One-off cases, no matter how high-profile, do not generally affect Anglo-American extradition relations

8 min read

Julian Assange’s high-profile battle to resist extradition to the United States continues to play out in the courts, but it's part of a long history of transatlantic extradition.

Julian Assange may shortly become the first person extradited to America on spying charges. If so, it will be only the latest twist in what has been a long and tortured story for the Australian founder of the WikiLeaks website – and will mark another chapter in more than two centuries of transatlantic cooperation on judicial matters.

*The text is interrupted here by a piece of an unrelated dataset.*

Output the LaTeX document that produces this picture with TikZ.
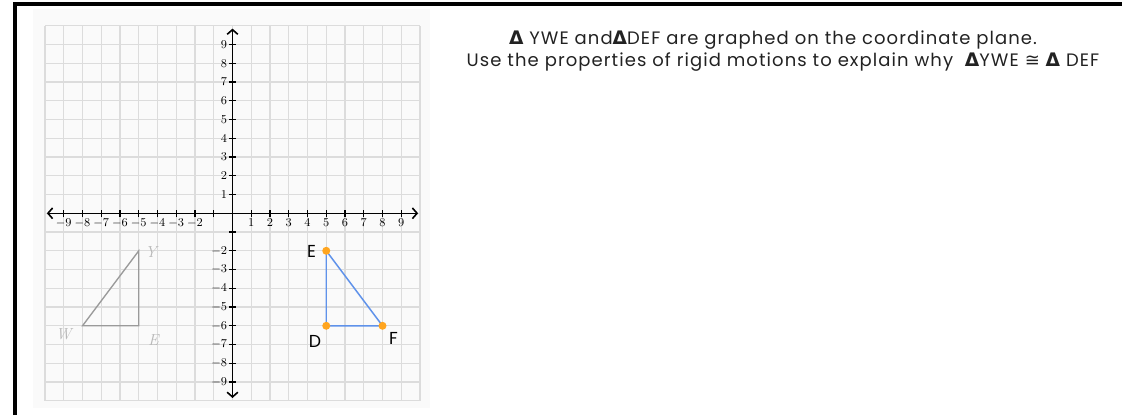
\documentclass[tikz,border=0pt]{standalone}
\usepackage{fontspec}
\usepackage{xcolor}
\usetikzlibrary{arrows.meta,positioning}
\newfontfamily\gothic[LetterSpace=6]{Poppins}
\newfontfamily\trifont{DejaVu Sans}
\definecolor{gridgray}{HTML}{DCDCDC}
\definecolor{panelgray}{HTML}{FAFAFA}
\definecolor{edgeblue}{HTML}{5F92EA}
\definecolor{dotorange}{HTML}{FFA51F}
\definecolor{imagegray}{HTML}{9A9A9A}
\definecolor{inkgray}{HTML}{222222}
\newcommand{\tri}{{\trifont\bfseries\fontsize{14}{14}\selectfont Δ}}

\begin{document}
\begin{tikzpicture}[
    x=0.75pt, y=0.75pt,
    frame/.style={line width=3pt},
    axis/.style={line width=1.2pt, {Straight Barb[length=3.5pt,width=8pt]}-{Straight Barb[length=3.5pt,width=8pt]}},
    tick/.style={line width=0.9pt},
    ticklabel/.style={font=\fontsize{9.5}{10}\selectfont, inner sep=1pt},
    ywe/.style={imagegray, line width=1pt},
    ywelabel/.style={text=imagegray!70, font=\fontsize{12}{12}\selectfont\itshape},
    edge/.style={edgeblue, line width=1.1pt},
    dot/.style={circle, fill=dotorange, inner sep=0pt, minimum size=6pt},
    deflabel/.style={font=\gothic\fontsize{13}{13}\selectfont},
    prompt/.style={font=\gothic\fontsize{13.5}{15}\selectfont, text=inkgray}
]
\useasboundingbox (0,0) rectangle (1122,-415);
\draw[frame] (14.7,-415) -- (14.7,-3.5) -- (1122,-3.5);
\fill[panelgray] (33,-9) rectangle (430,-408);

\begin{scope}[shift={(232.5,-213.3)}, x=14.0625pt, y=14.0625pt]
\draw[gridgray, line width=1pt, step=1] (-10,-10) grid (10,10);

% axes
\draw[axis] (-9.9,0) -- (9.9,0);
\draw[axis] (0,-9.85) -- (0,9.85);
\foreach \i in {-9,...,-1,1,2,...,9} {
  \draw[tick] (\i,-0.2) -- (\i,0.2);
  \draw[tick] (-0.2,\i) -- (0.2,\i);
}
\foreach \i in {-9,...,-2}
  \node[ticklabel, below] at (\i,-0.22) {$\i$};
\foreach \i in {1,...,9}
  \node[ticklabel, below] at (\i,-0.22) {$\i$};
\foreach \i in {-9,...,-2,1,2,...,9}
  \node[ticklabel, left] at (-0.2,\i) {$\i$};

% triangle YWE
\coordinate (yweY) at (-5,-2);
\coordinate (yweW) at (-8,-6);
\coordinate (yweE) at (-5,-6);
\draw[ywe] (yweY) -- (yweW) -- (yweE) -- cycle;
\node[ywelabel] (labY) at (-4.35,-2.05) {Y};
\node[ywelabel] (labW) at (-9.0,-6.45) {W};
\node[ywelabel] (labE) at (-4.22,-6.76) {E};

% triangle DEF
\coordinate (defE) at (5,-2);
\coordinate (defD) at (5,-6);
\coordinate (defF) at (8,-6);
\draw[edge] (defE) -- (defD) -- (defF) -- cycle;
\node[dot] (dotE) at (defE) {};
\node[dot] (dotD) at (defD) {};
\node[dot] (dotF) at (defF) {};
\node[deflabel] (labDE) at (4.22,-2.05) {E};
\node[deflabel] (labDD) at (4.4,-6.85) {D};
\node[deflabel] (labDF) at (8.58,-6.67) {F};
\end{scope}

% question text
\node[prompt] (line1) at (773,-40) {\tri\ YWE and\tri DEF are graphed on the coordinate plane.};
\node[prompt] (line2) at (783,-62) {Use the properties of rigid motions to explain why\ \ \tri YWE {\trifont≅} \tri\ DEF};
\end{tikzpicture}
\end{document}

In 2010, Assange published secrets obtained by an American intelligence soldier, Bradley, now Chelsea Manning. Britain arrested Assange that year over alleged sexual offences committed in Sweden. He jumped bail and found sanctuary in Ecuador’s embassy in London in 2012, which was revoked seven years later. A judge imprisoned him in 2019 for breaching bail; Sweden dropped all charges but America then requested his extradition on spying offences over the Manning publication.

Home Secretary Priti Patel has now ordered Assange be sent to the United States after a court rejected his latest appeal in March. Her decision is not surprising; British and US governments don’t usually block extradition. Two recent cases, autistic Scottish computer hacker Gary McKinnon and Anne Sacoolas, wife of an American diplomat accused of dangerous driving over the death of motorcyclist Harry Dunn, are exceptions. London and Washington otherwise prefer their courts to decide these matters – and leave them free to continue two centuries of extradition cooperation.

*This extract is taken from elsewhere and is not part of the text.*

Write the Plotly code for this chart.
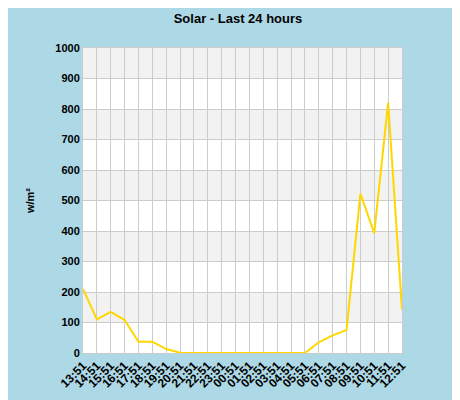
import plotly.graph_objects as go

hours = ['13:51', '14:51', '15:51', '16:51', '17:51', '18:51', '19:51', '20:51',
         '21:51', '22:51', '23:51', '00:51', '01:51', '02:51', '03:51', '04:51',
         '05:51', '06:51', '07:51', '08:51', '09:51', '10:51', '11:51', '12:51']
solar = [210, 110, 135, 108, 37, 37, 13, 1,
         0, 0, 0, 0, 0, 0, 0, 0,
         0, 35, 58, 75, 522, 393, 820, 142]

fig = go.Figure()

# alternating grey bands
for lo in range(100, 1000, 200):
    fig.add_shape(type='rect', xref='paper', yref='y', x0=0, x1=1, y0=lo, y1=lo + 100,
                  fillcolor='#f2f2f2', line_width=0, layer='below')

fig.add_trace(go.Scatter(x=list(range(len(hours))), y=solar, mode='lines',
                         line=dict(color='#ffd700', width=2), hoverinfo='y'))

fig.update_layout(
    width=460, height=400,
    paper_bgcolor='#add8e6', plot_bgcolor='white',
    margin=dict(l=75, r=66, t=40, b=55),
    showlegend=False,
    font=dict(family='Liberation Sans, Arial', size=11, color='black'),
    title=dict(text='<b>Solar - Last 24 hours</b>', x=0.5, xanchor='center',
               y=0.985, yanchor='top', font=dict(size=13)),
)
fig.update_xaxes(
    range=[0, len(hours) - 1], tickmode='array', tickvals=list(range(len(hours))),
    ticktext=['<b>%s</b>' % h for h in hours], tickangle=-45, tickfont=dict(size=12),
    showgrid=True, gridcolor='#cccccc', zeroline=False, automargin=False,
    showline=True, linecolor='#cccccc', mirror=True, ticks='',
)
fig.update_yaxes(
    range=[0, 1000], dtick=100, tickformat='d', automargin=False,
    showgrid=True, gridcolor='#cccccc', zeroline=False,
    showline=True, linecolor='#cccccc', mirror=True,
    tickfont=dict(size=11), ticks='',
    tickprefix='<b>', ticksuffix='</b>',
    title=dict(text='<b>w/m²</b>', font=dict(size=11), standoff=18),
)

fig.write_html('out.html')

This Anglo-American relationship began with the 1794 Jay peace treaty permitting extradition for murder and forgery. America’s first surrender was mutineer Irishman Thomas Nash who, with other crewmen, murdered the officers aboard HMS Hermione near Puerto Rico in 1797. He was found in South Carolina masquerading as American and going by the name of Jonathan Robbins. US President John Adams directed the case judge to return Nash; he was executed in Jamaica, in 1799.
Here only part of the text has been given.